Target-oriented Opinion Words Extraction with Target-fused Neural Sequence Labeling (2019)

Contents

  1. Abstract
  2. Introduction
  3. Our Methods
    1. Task formulation
    2. Framework
    3. Target-Fused Encoder
    4. Decoder & training


0. Abstract

ABSA의 2가지 main task

  • (1) Opinion target extraction
  • (2) Opinion words extraction

\(\rightarrow\) Few works aim to extract BOTH AS PAIRS


Propose a novel TOWE (=Target-oriented Opinion Words Extraction)

  • extract opinion words for a given opinion target
  • 이를 수행 하기 위해 target-fused seuqence labeling NN을 만듬


1. Introduction

figure2


given a review & target in a review…

Goal of TOWE : Extract the corresponding opinion words

( 핵심은, learning a target-specific context representations )
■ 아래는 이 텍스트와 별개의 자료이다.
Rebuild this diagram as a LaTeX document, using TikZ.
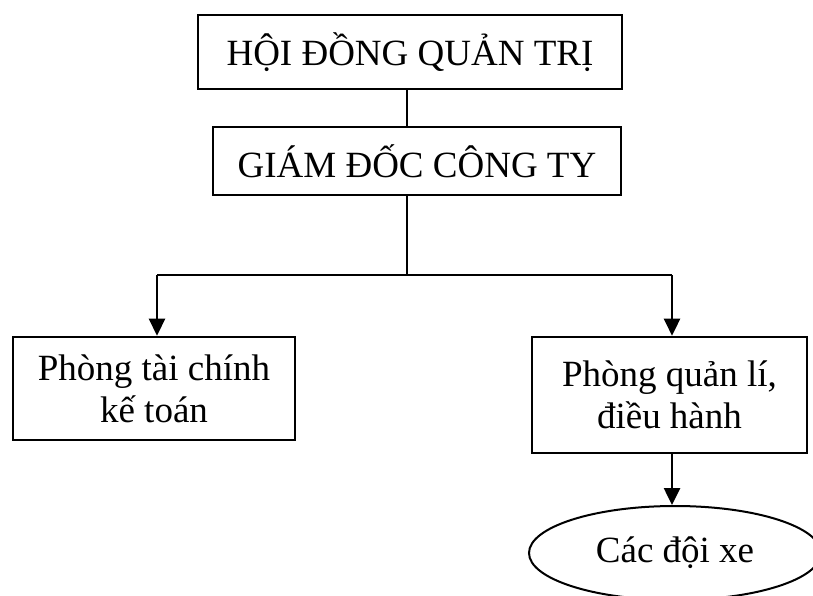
\documentclass[tikz,border=0pt]{standalone}
\usepackage{fontspec}
\setmainfont{Liberation Serif}
\usetikzlibrary{arrows.meta,shapes.geometric}
\begin{document}
\begin{tikzpicture}[x=1pt,y=-1pt,
  box/.style={draw=black,line width=2.6pt,inner sep=0pt,align=center,
    font=\fontsize{37}{42}\selectfont},
  conn/.style={line width=2.6pt},
  arr/.style={line width=2.6pt,-{Triangle[width=16pt,length=17pt]}}]
\useasboundingbox (0,0) rectangle (813,596);
\node[box,minimum width=424pt,minimum height=74pt] (b1) at (410,52) {HỘI ĐỒNG QUẢN TRỊ};
\node[box,minimum width=408pt,minimum height=68pt] (b2) at (417,161) {GIÁM ĐỐC CÔNG TY};
\node[box,minimum width=282pt,minimum height=103pt] (b3) at (154,388.5) {Phòng tài chính\\kế toán};
\node[box,minimum width=275pt,minimum height=116pt] (b4) at (669.5,395) {Phòng quản lí,\\điều hành};
\node[box,ellipse,inner sep=0pt,line width=2pt,minimum width=292pt,minimum height=94pt] (el) at (675,553) {Các đội xe};
\coordinate (jm) at (407,275);
\coordinate (jl) at (157,275);
\coordinate (jr) at (672,275);
\draw[conn] (b1.south -| jm) -- (b2.north -| jm);
\draw[conn] (b2.south -| jm) -- (jm);
\draw[conn] (jl) -- (jr);
\draw[arr] (jl) -- (jl |- b3.north);
\draw[arr] (jr) -- (jr |- b4.north);
\draw[arr] (b4.south -| jr) -- (jr |- el.north);
\end{tikzpicture}
\end{document}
TOWE를 수행하기 위한 powerful target-fused sequence labeling NN을 제안함


Inward-Outward LSTM

  • neural encoder to incorporate target info & generate target-fused context
  • pass target info to the left & right context respectively


Contribution

  • (1) (sequence labeling subtask for ABSA인) TOWE를 제안함
  • (2) TOWE를 풀기 위한 novel sequence labeing NN를 만듬
    • generate target-specific context representations


2. Our Methods

figure2

2-1) Task formulation

Notation

  • sentence : \(s=\left\{w_{1}, w_{2}, \ldots, w_{i}, \ldots, w_{n}\right\}\)

  • task : sequence labeling

    ( target-oriented opinion words를 뽑아내기 위해서 )

  • \(y_{i} \in\{B, I, O\}\).

    (B: Beginning, I: Inside, O: Others)


2-2) Framework

Propose a target-fused encoder

  • to incorporate target information into context
  • learn target-specific context representations

그런 뒤, decoder에 pass해서 sequence labeling을 수행한다


Model

  • Encoder : Inward-Outward LSTM
  • Decoder ( 2 different strategies )


2-3) Target-Fused Encoder

step 1) generate input vector

  • embedding lookup table \(\mathbb{L} \in \mathbb{R}^{d \times \mid V \mid }\) 사용해서

  • map \(s=\left\{w_{1}, w_{2}, \ldots, w_{t}, \ldots, w_{n}\right\}\)

    into \(\left\{\mathbf{e}_{1}, \mathbf{e}_{2}, \cdots, \mathbf{e}_{i}, \ldots, \mathbf{e}_{n}\right\}\)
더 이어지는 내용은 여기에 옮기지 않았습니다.